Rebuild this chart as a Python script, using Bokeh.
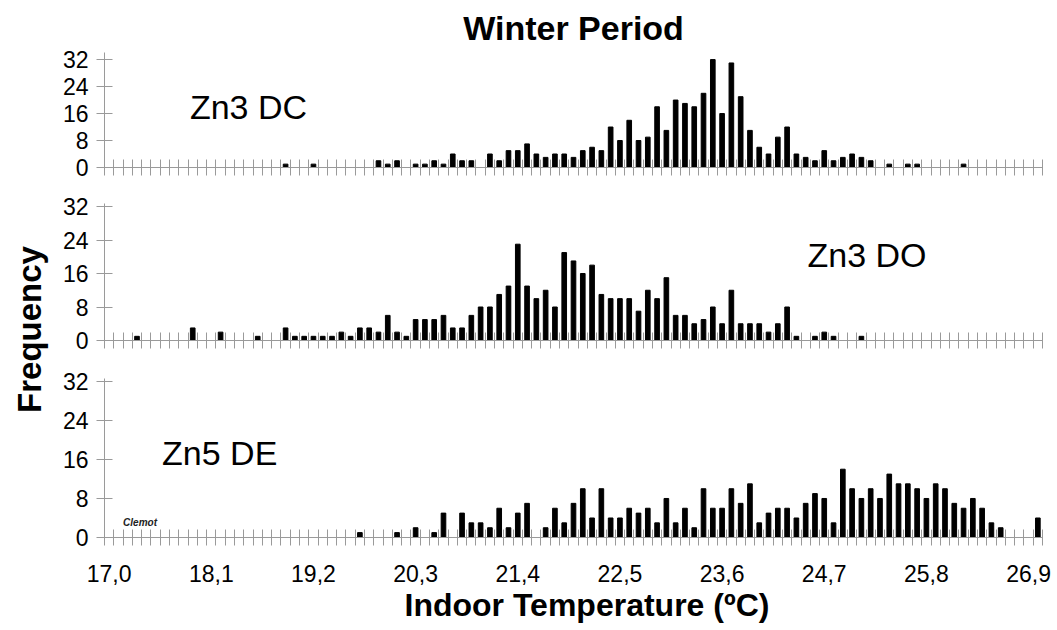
import math
from bokeh.plotting import figure
from bokeh.layouts import row, column
from bokeh.models import Range1d, FixedTicker, CustomJSTickFormatter, Label, Title
from bokeh.embed import file_html
from bokeh.resources import INLINE

# ---------------- data ----------------
temps = [round(17.0 + 0.1 * k, 1) for k in range(101)]          # categories 17,0 ... 27,0
tick_values = [17.0, 18.1, 19.2, 20.3, 21.4, 22.5, 23.6, 24.7, 25.8, 26.9]
y_ticks = [0, 8, 16, 24, 32]

zn3_dc = [0, 0, 0, 0, 0, 0, 0, 0, 0, 0,
          0, 0, 0, 0, 0, 0, 0, 0, 0, 1,
          0, 0, 1, 0, 0, 0, 0, 0, 0, 2,
          1, 2, 0, 1, 1, 2, 1, 4, 2, 2,
          0, 4, 2, 5, 5, 7, 4, 3, 4, 4,
          3, 5, 6, 5, 12, 8, 14, 8, 9, 18,
          11, 20, 19, 18, 22, 32, 16, 31, 21, 11,
          6, 4, 9, 12, 4, 3, 2, 5, 2, 3,
          4, 3, 2, 0, 1, 0, 1, 1, 0, 0,
          0, 0, 1, 0, 0, 0, 0, 0, 0, 0,
          0]

zn3_do = [0, 0, 0, 1, 0, 0, 0, 0, 0, 3,
          0, 0, 2, 0, 0, 0, 1, 0, 0, 3,
          1, 1, 1, 1, 1, 2, 1, 3, 3, 2,
          6, 2, 1, 5, 5, 5, 6, 3, 3, 6,
          8, 8, 11, 13, 23, 13, 10, 12, 8, 21,
          19, 16, 18, 11, 10, 10, 10, 7, 12, 10,
          15, 6, 6, 4, 5, 8, 4, 12, 4, 4,
          4, 2, 4, 8, 1, 0, 1, 2, 1, 0,
          0, 1, 0, 0, 0, 0, 0, 0, 0, 0,
          0, 0, 0, 0, 0, 0, 0, 0, 0, 0,
          0]

zn5_de = [0, 0, 0, 0, 0, 0, 0, 0, 0, 0,
          0, 0, 0, 0, 0, 0, 0, 0, 0, 0,
          0, 0, 0, 0, 0, 0, 0, 1, 0, 0,
          0, 1, 0, 2, 0, 1, 5, 0, 5, 3,
          3, 2, 6, 2, 5, 7, 0, 2, 6, 3,
          7, 10, 4, 10, 4, 4, 6, 5, 6, 3,
          8, 3, 6, 2, 10, 6, 6, 10, 7, 11,
          3, 5, 6, 6, 4, 7, 9, 8, 3, 14,
          10, 8, 10, 8, 13, 11, 11, 10, 8, 11,
          10, 7, 6, 8, 6, 3, 2, 0, 0, 0,
          4]

panel_names = ["Zn3 DC", "Zn3 DO", "Zn5 DE"]

# ---------------- styling helpers ----------------
FONT = "Liberation Sans"
AXIS_GREY = "#9a9a9a"
X0, X1 = 16.95, 27.05
boundaries = [round(t - 0.05, 2) for t in temps] + [27.05]


def make_panel(vals, height, top_b, bottom_b, y_end, show_labels):
    p = figure(width=1007, height=height,
               x_range=Range1d(X0, X1), y_range=Range1d(0, y_end),
               output_backend="svg", toolbar_location=None,
               min_border_left=54, min_border_right=15,
               min_border_top=top_b, min_border_bottom=bottom_b)
    p.vbar(x=temps, top=vals, width=0.05, color="black", line_color="black")
    p.grid.visible = False
    p.outline_line_color = None
    p.background_fill_color = "white"
    p.border_fill_color = "white"

    ya = p.yaxis[0]
    ya.ticker = FixedTicker(ticks=y_ticks)
    ya.major_tick_in = 8
    ya.major_tick_out = 8
    ya.minor_tick_line_color = None
    ya.axis_line_color = AXIS_GREY
    ya.major_tick_line_color = AXIS_GREY
    ya.major_label_text_font = FONT
    ya.major_label_text_font_size = "23px"
    ya.major_label_text_color = "black"
    ya.major_label_standoff = 8

    xa = p.xaxis[0]
    if show_labels:
        xa.ticker = FixedTicker(ticks=tick_values, minor_ticks=boundaries)
        xa.formatter = CustomJSTickFormatter(code="return tick.toFixed(1).replace('.', ',');")
        xa.major_label_text_font = FONT
        xa.major_label_text_color = "black"
        xa.major_label_text_font_size = "23px"
        xa.major_label_standoff = 19
    else:
        xa.ticker = FixedTicker(ticks=[], minor_ticks=boundaries)
        xa.major_label_standoff = 0
    xa.major_tick_in = 0
    xa.major_tick_out = 0
    xa.minor_tick_in = 8
    xa.minor_tick_out = 8
    xa.minor_tick_line_color = AXIS_GREY
    xa.axis_line_color = AXIS_GREY
    return p


p1 = make_panel(zn3_dc, 185, 52, 18, 34.1, False)
p2 = make_panel(zn3_do, 173, 18, 18, 32.72, False)
p3 = make_panel(zn5_de, 272, 20, 93, 32.6, True)

t = Title(text="Winter Period", align="center", text_font=FONT, text_color="black",
          text_font_size="34px", text_font_style="bold", standoff=11)
p1.add_layout(t, "above")

xt = Title(text="Indoor Temperature (ºC)", align="left", offset=300, text_font=FONT,
           text_color="black", text_font_size="32px", text_font_style="bold", standoff=0)
p3.add_layout(xt, "below")

for p, name, (lx, ly) in zip([p1, p2, p3], panel_names,
                             [(17.87, 17.9), (24.52, 20.4), (17.57, 17.3)]):
    p.add_layout(Label(x=lx, y=ly, text=name, text_font=FONT,
                       text_font_size="34px", text_baseline="alphabetic",
                       text_align="left", text_color="black"))

p3.add_layout(Label(x=17.15, y=3.0, text="Clemot", text_font=FONT,
                    text_font_size="10px", text_font_style="bold italic",
                    text_baseline="alphabetic", text_color="#222222"))

# y-axis title strip
pl = figure(width=50, height=630, x_range=Range1d(0, 50), y_range=Range1d(0, 630),
            output_backend="svg", toolbar_location=None,
            x_axis_type=None, y_axis_type=None,
            min_border_left=0, min_border_right=0, min_border_top=0, min_border_bottom=0)
pl.grid.visible = False
pl.outline_line_color = None
pl.add_layout(Label(x=29, y=301, text="Frequency", text_font=FONT, text_color="black",
                    text_font_size="33px", text_font_style="bold", angle=math.pi / 2,
                    text_align="center", text_baseline="middle"))

layout = row(pl, column(p1, p2, p3))

open("out.html", "w").write(file_html(layout, INLINE))
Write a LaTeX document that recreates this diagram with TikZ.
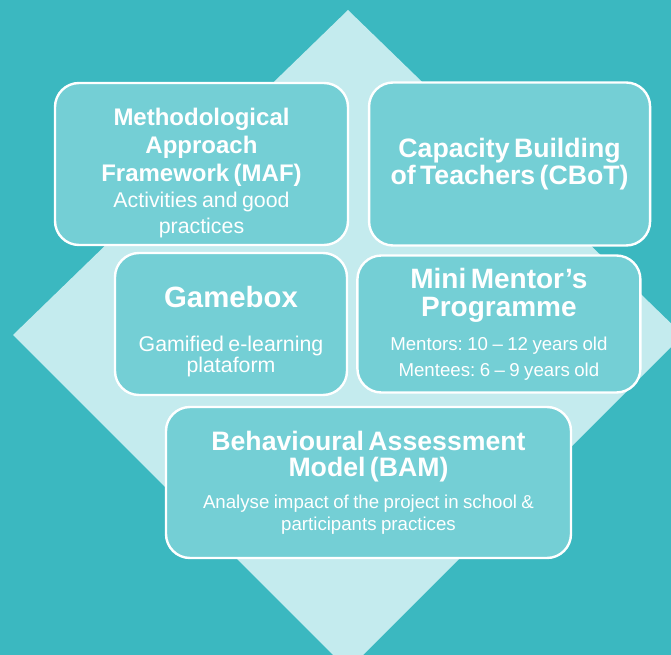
\documentclass[tikz,border=0pt]{standalone}
\usepackage{fontspec}
\setmainfont{Liberation Sans}
\usetikzlibrary{positioning, math}

\definecolor{bgTeal}{RGB}{59,184,192}
\definecolor{diamondC}{RGB}{196,235,238}
\definecolor{boxC}{RGB}{116,207,213}

\newcommand{\boxtitle}[3]{{\fontsize{#1}{#2}\selectfont\bfseries #3\par}}
\newcommand{\boxtext}[3]{{\fontsize{#1}{#2}\selectfont #3\par}}
\frenchspacing

\begin{document}
\begin{tikzpicture}[x=0.75pt, y=-0.75pt]
		\tikzmath{
			\boxR   = 18;   %corner radius
			\boxLW  = 1.8;  %border width
			\boxGap = 14;   %gap between the two top boxes
		}
		\tikzstyle{Base} = [
			draw=white,
			line width=\boxLW pt,
			rounded corners=\boxR pt,
			fill=boxC,
			text=white,
			align=center,
			inner sep=0pt,
		]
		%%%%%%%%%%%%%%%%%%%%%%%%%%===---BACKGROUND---===%%%%%%%%%%%%%%%%%%%%%%%%%%
		\fill [bgTeal] (0,0) rectangle (671,655);
		\useasboundingbox (0,0) rectangle (671,655);
		\fill [diamondC] (348,10) -- (683,335) -- (348,670) -- (13,335) -- cycle;
		%%%%%%%%%%%%%%%%%%%%%%%%%%===---FIRST LINE---===%%%%%%%%%%%%%%%%%%%%%%%%%%
		\node (maf) [Base, minimum width=219.75pt, minimum height=121.5pt, text width=205pt] at (201.5,164) {%
			\par\vspace*{5.5pt}
			\boxtitle{18}{21}{Methodological\\Approach\\Framework (MAF)}
			\boxtext{16}{19.5}{Activities and good\\practices}};
		\node (cbot) [Base, minimum width=210.75pt, minimum height=122.25pt, text width=200pt, right = \boxGap pt of maf] {%
			\boxtitle{20}{20.25}{Capacity Building\\of Teachers (CBoT)}};
		%%%%%%%%%%%%%%%%%%%%%%%%%%===---SECOND LINE---===%%%%%%%%%%%%%%%%%%%%%%%%%%
		\node (game) [Base, minimum width=174pt, minimum height=106.5pt, text width=165pt] at (231,324) {%
			\par\vspace*{5pt}
			\boxtitle{22}{22}{Gamebox}
			\vspace{17pt}
			\boxtext{16}{15.75}{Gamified e-learning\\plataform}};
		\node (mini) [Base, minimum width=212.25pt, minimum height=102.75pt, text width=200pt, right = 6pt of game] {%
			\boxtitle{21}{21}{Mini Mentor’s\\Programme}
			\vspace{6pt}
			\boxtext{14}{19.5}{Mentors: 10 – 12 years old\\Mentees: 6 – 9 years old}};
		%%%%%%%%%%%%%%%%%%%%%%%%%%===---THIRD LINE---===%%%%%%%%%%%%%%%%%%%%%%%%%%
		\node (bam) [Base, minimum width=303.75pt, minimum height=113.25pt, text width=290pt] at (368.5,482.5) {%
			\boxtitle{20}{19.5}{Behavioural Assessment\\Model (BAM)}
			\vspace{7.5pt}
			\boxtext{14}{16.5}{Analyse impact of the project in school \&\\participants practices}};
	\end{tikzpicture}
\end{document}
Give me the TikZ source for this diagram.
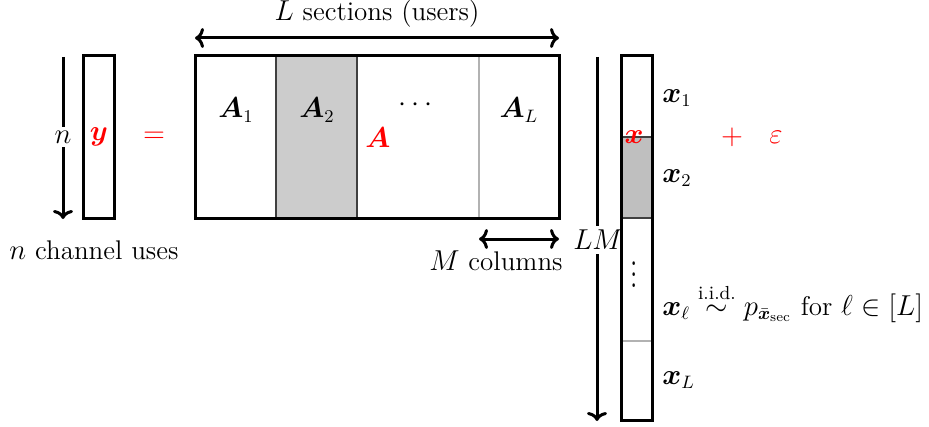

What you have to do » The required output is the exact run of lines from the start of the records through the line containing "y_ticks = [0, 8, 16, 24, 32]", both ends included, with no pictures.

Task result »
Rebuild this chart as a Python script, using Bokeh.
import math
from bokeh.plotting import figure
from bokeh.layouts import row, column
from bokeh.models import Range1d, FixedTicker, CustomJSTickFormatter, Label, Title
from bokeh.embed import file_html
from bokeh.resources import INLINE

# ---------------- data ----------------
temps = [round(17.0 + 0.1 * k, 1) for k in range(101)]          # categories 17,0 ... 27,0
tick_values = [17.0, 18.1, 19.2, 20.3, 21.4, 22.5, 23.6, 24.7, 25.8, 26.9]
y_ticks = [0, 8, 16, 24, 32]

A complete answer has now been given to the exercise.